Of course, toughness doesn’t begin and end with a guy like Thornton. “Tough” is probably a word that will be used an awful lot by the Sedin twins this summer, as they had as tough a time out there as anybody in the finals. And it wasn’t because they disappeared on a big stage, it was because Chara and Dennis Seidenberg gave them little, if anything to work with.
The captain, much like the coach, has never had to worry aout getting too much praise in this town, but perhaps it’s time they got it. Chara’s second-period turnover and subsequent save on an Alexandre Burrows bid was a frightening play in the grand scheme of things, but his pairing factored heavily into both the Sedins’ disappearance and the Bruins’ victory.

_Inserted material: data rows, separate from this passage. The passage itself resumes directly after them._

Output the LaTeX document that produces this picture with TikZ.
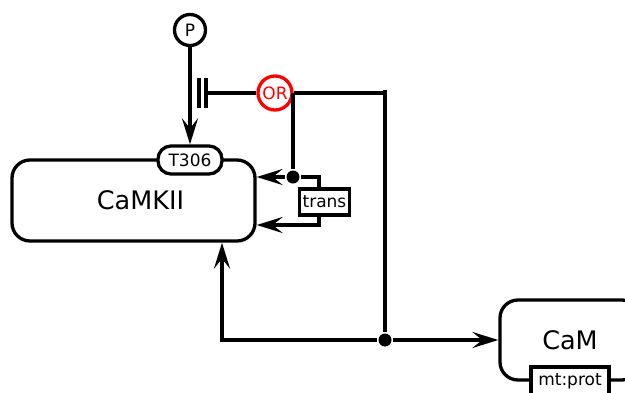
\documentclass[tikz,border=0pt]{standalone}
\usepackage{fontspec}
\setmainfont{DejaVu Sans}
\usetikzlibrary{arrows.meta}
\begin{document}
\begin{tikzpicture}[x=1pt,y=-1pt,line width=3.3pt,
  tip/.style={-{Stealth[length=26pt,width=16pt,inset=10pt]}},
  ent/.style={draw,rounded corners=18pt,minimum width=243pt,minimum height=81pt,font=\fontsize{25.5}{28}\selectfont,inner sep=0pt},
  pill/.style={draw,fill=white,rounded corners=13pt,minimum width=64pt,minimum height=28pt,inner sep=0pt,font=\fontsize{17}{19}\selectfont},
  lbl/.style={draw,fill=white,minimum height=26pt,inner sep=3pt,font=\fontsize{17}{19}\selectfont},
  circ/.style={draw,circle,minimum size=31pt,inner sep=0pt,font=\fontsize{17}{19}\selectfont},
  dotn/.style={circle,fill,minimum size=13pt,inner sep=0pt}]
\useasboundingbox (0,0) rectangle (625,392);
% entities
\node[ent] (camkii) at (133.5,200.5) {\hspace{14pt}CaMKII};
\node[pill] (t306) at (190,160) {T306};
\node[ent,minimum width=140pt,minimum height=80pt] (cam) at (570,340) {\raisebox{-3pt}{CaM}};
\node[lbl,minimum width=78pt,minimum height=28pt,inner sep=1pt] (mt) at (570,381) {mt:prot};
% logic
\node[circ] (p) at (190,30) {P};
\node[circ,draw=red,text=red,minimum size=34pt] (or) at (275,93) {OR};
\node[dotn] (dota) at (293,177) {};
\node[dotn] (dotb) at (385,340) {};
\coordinate (inh) at (206,93);
\coordinate (rt) at (385,93);
\coordinate (rtt) at (385,89.5);
\coordinate (tr1) at (319,177);
\coordinate (tr2) at (319,225);
\coordinate (bl) at (222,340);
% connectors
\draw[tip] (p) -- (t306.north);
\draw (or.west) -- (inh);
\draw (inh) ++(0,-15) -- ++(0,30);
\draw (inh) ++(-7,-15) -- ++(0,30);
\draw (or.east) -- (rt);
\draw (rtt) -- (dotb);
\draw (or.east -| dota) -- (dota);
\draw[tip] (dota) -- (dota -| camkii.east);
\draw[tip] (dota) -- (tr1) -- (tr2) -- (tr2 -| camkii.east);
\node[lbl] (trans) at (324.5,202) {trans};
\draw[tip] (dotb) -- (bl) -- (bl |- camkii.south);
\draw[tip] (dotb) -- (cam.west);
\end{tikzpicture}
\end{document}
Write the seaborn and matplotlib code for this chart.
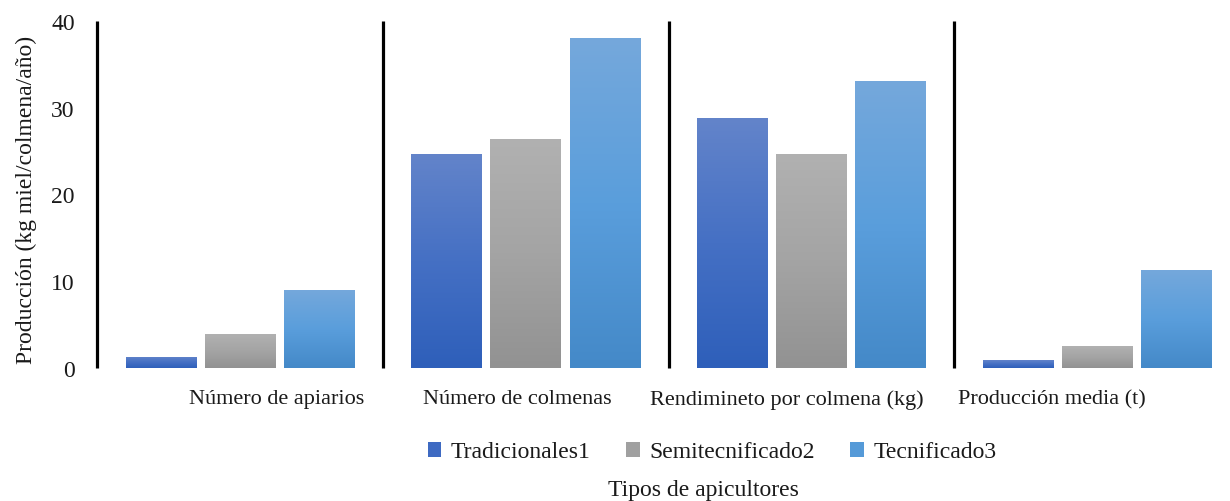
import numpy as np
import pandas as pd
import matplotlib
matplotlib.use("Agg")
import matplotlib.pyplot as plt
import seaborn as sns
from matplotlib.colors import LinearSegmentedColormap
from matplotlib.patches import Patch

categories = ["Número de apiarios", "Número de colmenas",
              "Rendimineto por colmena (kg)", "Producción media (t)"]
series = ["Tradicionales1", "Semitecnificado2", "Tecnificado3"]
tradicionales = [1.3, 24.7, 28.8, 0.9]
semitecnificado = [3.9, 26.4, 24.7, 2.5]
tecnificado = [9.0, 38.0, 33.1, 11.3]
y_ticks = [0, 10, 20, 30, 40]

values = [tradicionales, semitecnificado, tecnificado]
df = pd.DataFrame({
    "cat": [c for s in series for c in categories],
    "serie": [s for s in series for c in categories],
    "val": [v for vals in values for v in vals],
})

# gradient stops: bottom, middle, top
grads = {
    "Tradicionales1": ["#2E5FBA", "#4570C4", "#6384CA"],
    "Semitecnificado2": ["#929292", "#A4A4A4", "#B1B1B1"],
    "Tecnificado3": ["#4489C8", "#5A9EDC", "#75A8DB"],
}
legend_cols = {"Tradicionales1": "#3E6AC2", "Semitecnificado2": "#A0A0A0",
               "Tecnificado3": "#559AD8"}

sns.set_theme(style="white")
plt.rcParams["font.family"] = ["Liberation Serif", "DejaVu Serif"]
TXT = "#1a1a1a"

W, H = 1230, 502
fig = plt.figure(figsize=(W / 100, H / 100), dpi=100)
left, right, top, bottom = 97, 1240, 22, 369
ax = fig.add_axes([left / W, (H - bottom) / H, (right - left) / W, (bottom - top) / H])

palette = {s: legend_cols[s] for s in series}
sns.barplot(data=df, x="cat", y="val", hue="serie", order=categories,
            hue_order=series, palette=palette, width=0.83, gap=0.11,
            ax=ax, legend=False, errorbar=None)

# replace flat fills with vertical gradients
for cont, s in zip(ax.containers, series):
    cmap = LinearSegmentedColormap.from_list(s, grads[s])
    grad = np.linspace(0, 1, 256).reshape(-1, 1)
    for p in cont.patches:
        x0, y0 = p.get_x(), p.get_y()
        w, h = p.get_width(), p.get_height()
        im = ax.imshow(grad, extent=[x0, x0 + w, y0, y0 + h], origin="lower",
                       aspect="auto", cmap=cmap, zorder=2, interpolation="bicubic")
        im.set_clip_path(p)
        p.set_facecolor("none")
        p.set_edgecolor("none")

ax.set_xlim(-0.5, 3.5)
ax.set_ylim(0, 40)
for sp in ax.spines.values():
    sp.set_visible(False)
ax.vlines([-0.5, 0.5, 1.5, 2.5], 0, 40, color="black", lw=2.3, zorder=3, clip_on=False)

ax.set_yticks(y_ticks)
ax.set_yticklabels([str(t) for t in y_ticks], fontsize=17, color=TXT)
ax.tick_params(axis="y", length=0, pad=16)
ax.set_xticks([0.13, 0.97, 1.913, 2.84])
ax.set_xticklabels(categories, fontsize=16, color=TXT)
ax.tick_params(axis="x", length=0, pad=15)
ax.set_xlabel("")
ax.set_ylabel("")
ax.grid(False)

fig.text(26 / W, 1 - 200 / H, "Producción (kg miel/colmena/año)", rotation=90,
         ha="center", va="center", fontsize=17, color=TXT)
fig.text(703 / W, 1 - 491 / H, "Tipos de apicultores", ha="center", va="center",
         fontsize=17, color=TXT)

handles = [Patch(facecolor=legend_cols[s], edgecolor="none", label=s) for s in series]
fig.legend(handles=handles, loc="center", bbox_to_anchor=(712 / W, 1 - 453 / H),
           ncol=3, frameon=False, fontsize=17, handlelength=0.58, handleheight=0.58,
           handletextpad=0.4, columnspacing=1.5, labelcolor=TXT)

fig.savefig("out.png", dpi=100)
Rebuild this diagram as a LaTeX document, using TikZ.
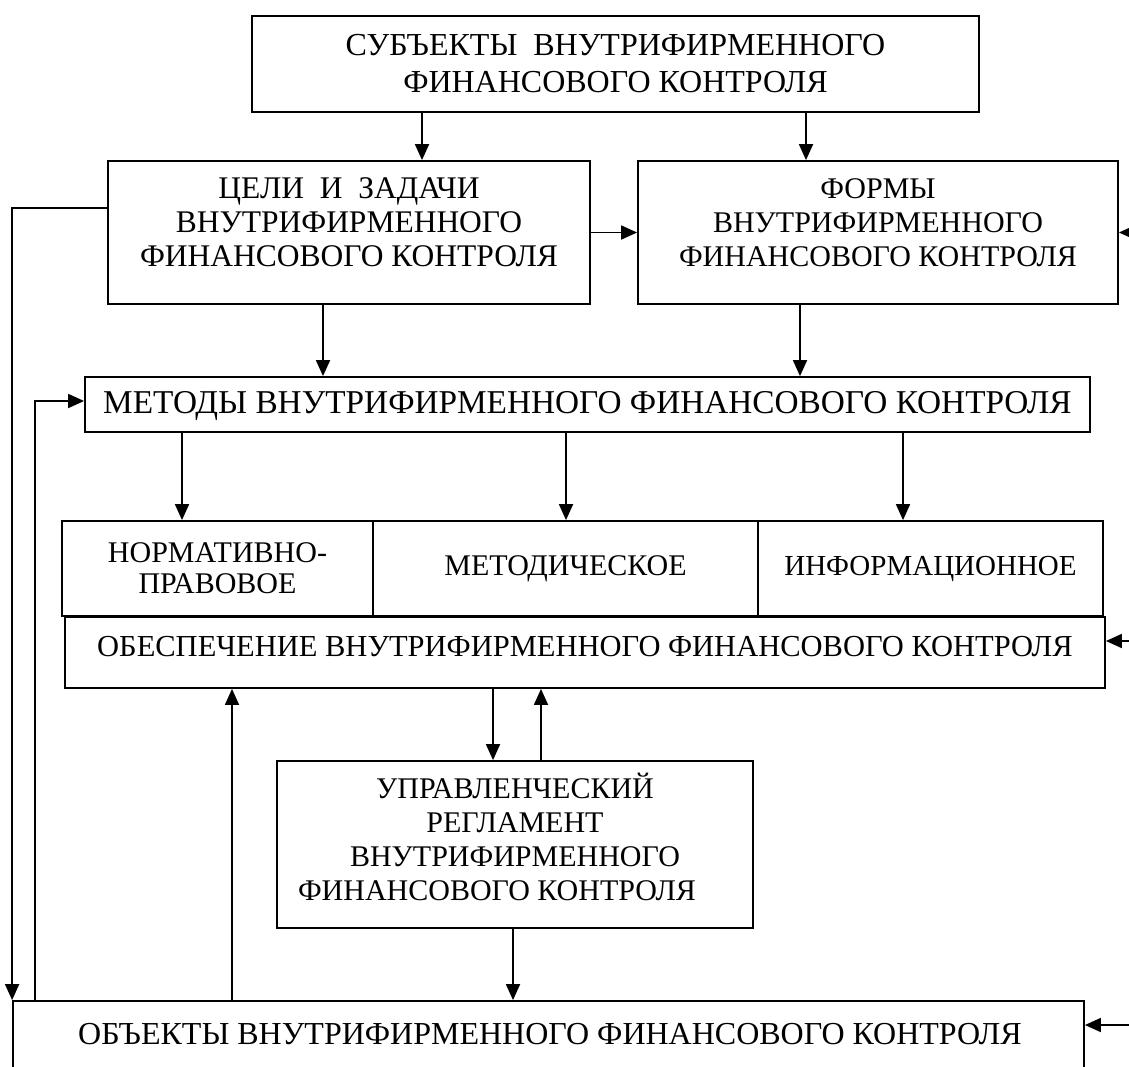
\documentclass[tikz,border=0pt]{standalone}
\usepackage{fontspec}
\setmainfont{Liberation Serif}
\usetikzlibrary{arrows.meta,calc}
\begin{document}
\begin{tikzpicture}[x=1pt,y=-1pt,
  box/.style={draw, line width=1.8pt, inner sep=0pt},
  txt/.style={inner sep=0pt, align=center, font=\fontsize{30}{34}\selectfont},
  arr/.style={line width=1.8pt, -{Triangle[length=16pt,width=14pt]}}]
\clip (0,0) rectangle (1129,1066);
\fill[white] (0,0) rectangle (1129,1066);
% boxes
\node[box, minimum width=727pt, minimum height=96pt] (subj) at (615.5,64) {};
\node[txt, font=\fontsize{32}{37}\selectfont] (subjT) at (subj)
  {СУБЪЕКТЫ\ \ ВНУТРИФИРМЕННОГО\\ФИНАНСОВОГО КОНТРОЛЯ};
\node[box, minimum width=482pt, minimum height=143pt] (goals) at (349,232.5) {};
\node[txt, yshift=10pt, font=\fontsize{31.5}{34}\selectfont] (goalsT) at (goals)
  {ЦЕЛИ\ \ И\ \ ЗАДАЧИ\\ВНУТРИФИРМЕННОГО\\ФИНАНСОВОГО КОНТРОЛЯ};
\node[box, minimum width=480pt, minimum height=143pt] (forms) at (878,232.5) {};
\node[txt, yshift=10pt] (formsT) at (forms)
  {ФОРМЫ\\ВНУТРИФИРМЕННОГО\\ФИНАНСОВОГО КОНТРОЛЯ};
\node[box, minimum width=1005pt, minimum height=55pt] (methods) at (587.5,404.5) {};
\node[txt, yshift=-2pt, font=\fontsize{33.3}{38}\selectfont] (methodsT) at (methods)
  {МЕТОДЫ ВНУТРИФИРМЕННОГО ФИНАНСОВОГО КОНТРОЛЯ};
\node[box, minimum width=311pt, minimum height=95pt] (norm) at (217.5,568.5) {};
\node[txt, font=\fontsize{30}{31}\selectfont] (normT) at (norm) {НОРМАТИВНО-\\ПРАВОВОЕ};
\node[box, minimum width=385pt, minimum height=95pt] (metod) at (565.5,568.5) {};
\node[txt] (metodT) at (metod) {МЕТОДИЧЕСКОЕ};
\node[box, minimum width=345pt, minimum height=95pt] (inform) at (930.5,568.5) {};
\node[txt, font=\fontsize{29}{34}\selectfont] (informT) at (inform) {ИНФОРМАЦИОННОЕ};
\node[box, minimum width=1040pt, minimum height=71pt] (obesp) at (585,652.5) {};
\node[txt, yshift=6pt, font=\fontsize{30.5}{34}\selectfont] (obespT) at (obesp)
  {ОБЕСПЕЧЕНИЕ ВНУТРИФИРМЕННОГО ФИНАНСОВОГО КОНТРОЛЯ};
\node[box, minimum width=476pt, minimum height=167pt] (upr) at (515,844.5) {};
\node[txt, yshift=8pt] (uprT) at (upr)
  {УПРАВЛЕНЧЕСКИЙ\\РЕГЛАМЕНТ\\ВНУТРИФИРМЕННОГО\\ФИНАНСОВОГО КОНТРОЛЯ\hspace*{36pt}};
\node[box, minimum width=1071pt, minimum height=130pt] (obj) at (548.5,1066) {};
\node[txt, font=\fontsize{32}{34}\selectfont, anchor=base] (objT) at (550,1044)
  {ОБЪЕКТЫ ВНУТРИФИРМЕННОГО ФИНАНСОВОГО КОНТРОЛЯ};
% x/y helper coordinates
\coordinate (x422) at (422,0);
\coordinate (x806) at (806,0);
\coordinate (x323) at (323,0);
\coordinate (x800) at (800,0);
\coordinate (x182) at (182,0);
\coordinate (x566) at (566,0);
\coordinate (x903) at (903,0);
\coordinate (x493) at (493,0);
\coordinate (x541) at (541,0);
\coordinate (x513) at (513,0);
\coordinate (x232) at (232,0);
\coordinate (x35) at (35,0);
\coordinate (y208) at (0,208);
\coordinate (y401) at (0,401);
\coordinate (rA) at (1129,232.5);
\coordinate (rB) at (1129,641);
\coordinate (rC) at (1129,1025);
% connectors
\draw[arr] (subj.south -| x422) -- (goals.north -| x422);
\draw[arr] (subj.south -| x806) -- (forms.north -| x806);
\draw[arr] (goals.east) -- (forms.west);
\draw[arr] (rA) -- (forms.east);
\draw[arr] (goals.west |- y208) -| (obj.north west);
\draw[arr] (obj.north -| x35) |- (methods.west |- y401);
\draw[arr] (goals.south -| x323) -- (methods.north -| x323);
\draw[arr] (forms.south -| x800) -- (methods.north -| x800);
\draw[arr] (methods.south -| x182) -- (norm.north -| x182);
\draw[arr] (methods.south -| x566) -- (metod.north -| x566);
\draw[arr] (methods.south -| x903) -- (inform.north -| x903);
\draw[arr] (rB) -- (obesp.east |- rB);
\draw[arr] (obesp.south -| x493) -- (upr.north -| x493);
\draw[arr] (upr.north -| x541) -- (obesp.south -| x541);
\draw[arr] (upr.south -| x513) -- (obj.north -| x513);
\draw[arr] (obj.north -| x232) -- (obesp.south -| x232);
\draw[arr] (rC) -- (obj.east |- rC);
\end{tikzpicture}
\end{document}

“It’s awesome. You jus see that if you stick to the system and you execute it well, it’s hard to beat that system,” Seidenberg said after the win. “It’s based on solid defense and were just really opportunistic up front.”
Even when the Sedins got their chance on the power play, the B’s once again shut them down. The brothers ended up combing for just three points over seven games.
Throughout the playoffs, the Bruins proved to be a team that was very capable of bending, as they did in both the Eastern Conference quarterfinals vs. the Canadiens and Cup finals, but never breaking. The B’s dropped the first two games in each of those series but always found a way to see the series end in a celebration. The celebration after their third Game 7 was a bit more special, as they were celebrating their first Stanley Cup since 1972.
Boston may remain in disbelief for a day or two, but the fact of the matter is that it was a Cup well-earned. This wasn’t a series of 16 flukes – it was a case of a team with Cup-contending team doing what it had to in order hoist the most coveted trophy in all of sports. They proved they were capable, and once again they executed straight to victory.
In the final game of his historic career, it turns out Recchi did not get his wish. Teams won’t look at the Bruins and think “tough to play against.”
They'll think "Stanley Cup champions."